In the lines below, output everything from the first line through the line containing "0.06, 0.03, 0.064, 0.035, 0.02, 0.096, 0.126]" exactly as it is. Pictures are not part of the output.

### Information supplied
------
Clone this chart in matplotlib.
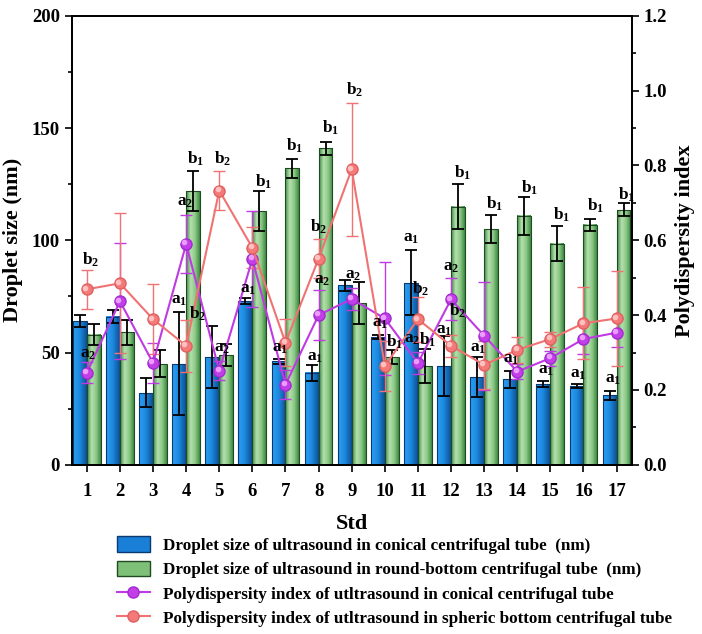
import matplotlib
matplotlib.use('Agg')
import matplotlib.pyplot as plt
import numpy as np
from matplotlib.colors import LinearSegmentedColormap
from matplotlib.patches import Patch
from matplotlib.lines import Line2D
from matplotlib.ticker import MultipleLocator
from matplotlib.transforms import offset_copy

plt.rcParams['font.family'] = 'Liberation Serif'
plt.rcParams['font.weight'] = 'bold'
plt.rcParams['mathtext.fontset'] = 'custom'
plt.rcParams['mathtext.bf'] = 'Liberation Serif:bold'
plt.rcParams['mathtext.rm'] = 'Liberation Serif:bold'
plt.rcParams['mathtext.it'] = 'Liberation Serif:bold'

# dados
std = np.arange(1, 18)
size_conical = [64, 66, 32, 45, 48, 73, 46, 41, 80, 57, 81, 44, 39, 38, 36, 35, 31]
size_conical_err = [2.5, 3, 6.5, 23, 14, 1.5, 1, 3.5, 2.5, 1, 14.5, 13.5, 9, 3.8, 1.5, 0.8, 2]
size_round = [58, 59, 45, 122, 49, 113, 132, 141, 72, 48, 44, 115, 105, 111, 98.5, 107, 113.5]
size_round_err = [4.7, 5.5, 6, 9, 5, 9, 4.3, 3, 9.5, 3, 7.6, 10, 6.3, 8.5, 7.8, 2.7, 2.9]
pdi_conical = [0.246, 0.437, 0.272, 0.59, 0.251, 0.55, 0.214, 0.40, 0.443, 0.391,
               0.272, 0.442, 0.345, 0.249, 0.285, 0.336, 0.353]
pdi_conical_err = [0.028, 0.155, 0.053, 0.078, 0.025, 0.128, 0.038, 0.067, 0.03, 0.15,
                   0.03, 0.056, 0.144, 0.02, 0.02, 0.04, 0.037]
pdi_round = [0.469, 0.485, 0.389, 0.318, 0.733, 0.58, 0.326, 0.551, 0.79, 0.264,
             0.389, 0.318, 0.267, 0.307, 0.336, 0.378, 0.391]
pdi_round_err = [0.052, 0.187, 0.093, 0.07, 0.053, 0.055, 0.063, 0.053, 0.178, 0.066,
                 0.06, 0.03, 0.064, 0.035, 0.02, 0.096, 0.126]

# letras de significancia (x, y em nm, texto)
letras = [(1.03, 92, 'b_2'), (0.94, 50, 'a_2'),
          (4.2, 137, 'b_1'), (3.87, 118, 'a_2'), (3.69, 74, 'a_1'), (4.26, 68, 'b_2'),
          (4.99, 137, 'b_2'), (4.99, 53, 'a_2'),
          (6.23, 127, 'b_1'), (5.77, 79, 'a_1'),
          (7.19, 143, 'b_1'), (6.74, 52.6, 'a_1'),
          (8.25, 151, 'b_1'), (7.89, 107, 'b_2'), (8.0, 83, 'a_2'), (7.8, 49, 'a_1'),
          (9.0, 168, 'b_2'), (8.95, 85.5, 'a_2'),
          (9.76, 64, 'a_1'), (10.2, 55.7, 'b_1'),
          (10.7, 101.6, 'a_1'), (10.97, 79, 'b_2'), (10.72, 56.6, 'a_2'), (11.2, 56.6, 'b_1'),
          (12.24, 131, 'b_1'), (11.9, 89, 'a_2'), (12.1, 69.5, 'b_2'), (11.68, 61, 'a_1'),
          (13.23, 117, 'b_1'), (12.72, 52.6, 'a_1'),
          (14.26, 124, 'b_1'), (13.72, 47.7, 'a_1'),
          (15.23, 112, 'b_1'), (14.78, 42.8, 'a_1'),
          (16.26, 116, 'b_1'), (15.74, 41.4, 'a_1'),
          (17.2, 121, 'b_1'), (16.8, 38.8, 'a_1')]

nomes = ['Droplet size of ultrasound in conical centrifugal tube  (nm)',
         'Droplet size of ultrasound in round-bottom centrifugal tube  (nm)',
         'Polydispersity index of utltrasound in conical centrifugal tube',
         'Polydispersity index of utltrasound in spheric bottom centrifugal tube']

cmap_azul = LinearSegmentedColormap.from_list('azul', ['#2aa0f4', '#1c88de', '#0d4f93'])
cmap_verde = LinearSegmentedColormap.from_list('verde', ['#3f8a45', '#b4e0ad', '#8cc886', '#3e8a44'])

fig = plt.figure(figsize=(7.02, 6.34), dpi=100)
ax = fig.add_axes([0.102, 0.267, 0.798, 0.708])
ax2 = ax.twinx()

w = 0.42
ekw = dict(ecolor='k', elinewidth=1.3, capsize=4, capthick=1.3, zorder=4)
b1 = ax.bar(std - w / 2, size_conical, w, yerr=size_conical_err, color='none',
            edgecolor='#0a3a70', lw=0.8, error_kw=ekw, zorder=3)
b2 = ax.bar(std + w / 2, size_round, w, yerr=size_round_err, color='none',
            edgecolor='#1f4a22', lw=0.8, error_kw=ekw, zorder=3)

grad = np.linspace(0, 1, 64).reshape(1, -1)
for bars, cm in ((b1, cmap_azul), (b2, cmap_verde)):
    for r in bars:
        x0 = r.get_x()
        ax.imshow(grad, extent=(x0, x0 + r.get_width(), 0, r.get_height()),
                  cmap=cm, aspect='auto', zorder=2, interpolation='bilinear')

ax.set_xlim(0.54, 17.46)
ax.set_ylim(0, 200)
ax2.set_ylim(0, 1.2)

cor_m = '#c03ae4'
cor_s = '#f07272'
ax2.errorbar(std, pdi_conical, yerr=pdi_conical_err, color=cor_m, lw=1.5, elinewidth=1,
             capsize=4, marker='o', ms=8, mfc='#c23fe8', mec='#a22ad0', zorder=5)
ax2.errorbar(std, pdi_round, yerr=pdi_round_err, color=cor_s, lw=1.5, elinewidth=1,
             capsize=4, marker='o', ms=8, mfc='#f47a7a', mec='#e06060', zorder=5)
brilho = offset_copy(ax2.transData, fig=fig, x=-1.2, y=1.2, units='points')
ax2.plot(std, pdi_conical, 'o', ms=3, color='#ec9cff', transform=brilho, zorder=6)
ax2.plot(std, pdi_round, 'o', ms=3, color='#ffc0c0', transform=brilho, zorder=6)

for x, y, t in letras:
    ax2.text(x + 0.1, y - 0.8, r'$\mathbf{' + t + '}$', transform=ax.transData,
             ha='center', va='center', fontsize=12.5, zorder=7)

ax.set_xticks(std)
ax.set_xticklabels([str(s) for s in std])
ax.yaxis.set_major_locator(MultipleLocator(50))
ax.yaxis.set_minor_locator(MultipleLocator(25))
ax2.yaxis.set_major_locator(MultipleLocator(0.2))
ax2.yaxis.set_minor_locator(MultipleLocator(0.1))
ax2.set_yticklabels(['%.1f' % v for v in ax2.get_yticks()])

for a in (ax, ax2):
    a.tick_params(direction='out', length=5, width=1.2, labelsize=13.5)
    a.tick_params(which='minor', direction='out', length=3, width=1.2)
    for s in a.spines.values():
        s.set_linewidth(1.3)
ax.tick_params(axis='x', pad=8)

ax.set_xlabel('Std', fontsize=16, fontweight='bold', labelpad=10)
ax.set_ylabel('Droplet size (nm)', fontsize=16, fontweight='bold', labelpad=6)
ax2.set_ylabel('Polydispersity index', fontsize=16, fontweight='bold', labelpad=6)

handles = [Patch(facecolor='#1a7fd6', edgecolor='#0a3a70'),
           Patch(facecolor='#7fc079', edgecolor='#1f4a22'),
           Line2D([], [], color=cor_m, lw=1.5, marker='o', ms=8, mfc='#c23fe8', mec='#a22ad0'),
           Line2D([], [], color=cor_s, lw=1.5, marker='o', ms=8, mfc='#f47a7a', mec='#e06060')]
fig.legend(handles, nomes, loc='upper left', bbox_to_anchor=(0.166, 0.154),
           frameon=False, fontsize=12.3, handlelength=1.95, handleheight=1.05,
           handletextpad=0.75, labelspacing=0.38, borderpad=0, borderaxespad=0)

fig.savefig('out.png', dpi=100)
------
### Finished answer
Clone this chart in matplotlib.
import matplotlib
matplotlib.use('Agg')
import matplotlib.pyplot as plt
import numpy as np
from matplotlib.colors import LinearSegmentedColormap
from matplotlib.patches import Patch
from matplotlib.lines import Line2D
from matplotlib.ticker import MultipleLocator
from matplotlib.transforms import offset_copy

plt.rcParams['font.family'] = 'Liberation Serif'
plt.rcParams['font.weight'] = 'bold'
plt.rcParams['mathtext.fontset'] = 'custom'
plt.rcParams['mathtext.bf'] = 'Liberation Serif:bold'
plt.rcParams['mathtext.rm'] = 'Liberation Serif:bold'
plt.rcParams['mathtext.it'] = 'Liberation Serif:bold'

# dados
std = np.arange(1, 18)
size_conical = [64, 66, 32, 45, 48, 73, 46, 41, 80, 57, 81, 44, 39, 38, 36, 35, 31]
size_conical_err = [2.5, 3, 6.5, 23, 14, 1.5, 1, 3.5, 2.5, 1, 14.5, 13.5, 9, 3.8, 1.5, 0.8, 2]
size_round = [58, 59, 45, 122, 49, 113, 132, 141, 72, 48, 44, 115, 105, 111, 98.5, 107, 113.5]
size_round_err = [4.7, 5.5, 6, 9, 5, 9, 4.3, 3, 9.5, 3, 7.6, 10, 6.3, 8.5, 7.8, 2.7, 2.9]
pdi_conical = [0.246, 0.437, 0.272, 0.59, 0.251, 0.55, 0.214, 0.40, 0.443, 0.391,
               0.272, 0.442, 0.345, 0.249, 0.285, 0.336, 0.353]
pdi_conical_err = [0.028, 0.155, 0.053, 0.078, 0.025, 0.128, 0.038, 0.067, 0.03, 0.15,
                   0.03, 0.056, 0.144, 0.02, 0.02, 0.04, 0.037]
pdi_round = [0.469, 0.485, 0.389, 0.318, 0.733, 0.58, 0.326, 0.551, 0.79, 0.264,
             0.389, 0.318, 0.267, 0.307, 0.336, 0.378, 0.391]
pdi_round_err = [0.052, 0.187, 0.093, 0.07, 0.053, 0.055, 0.063, 0.053, 0.178, 0.066,
                 0.06, 0.03, 0.064, 0.035, 0.02, 0.096, 0.126]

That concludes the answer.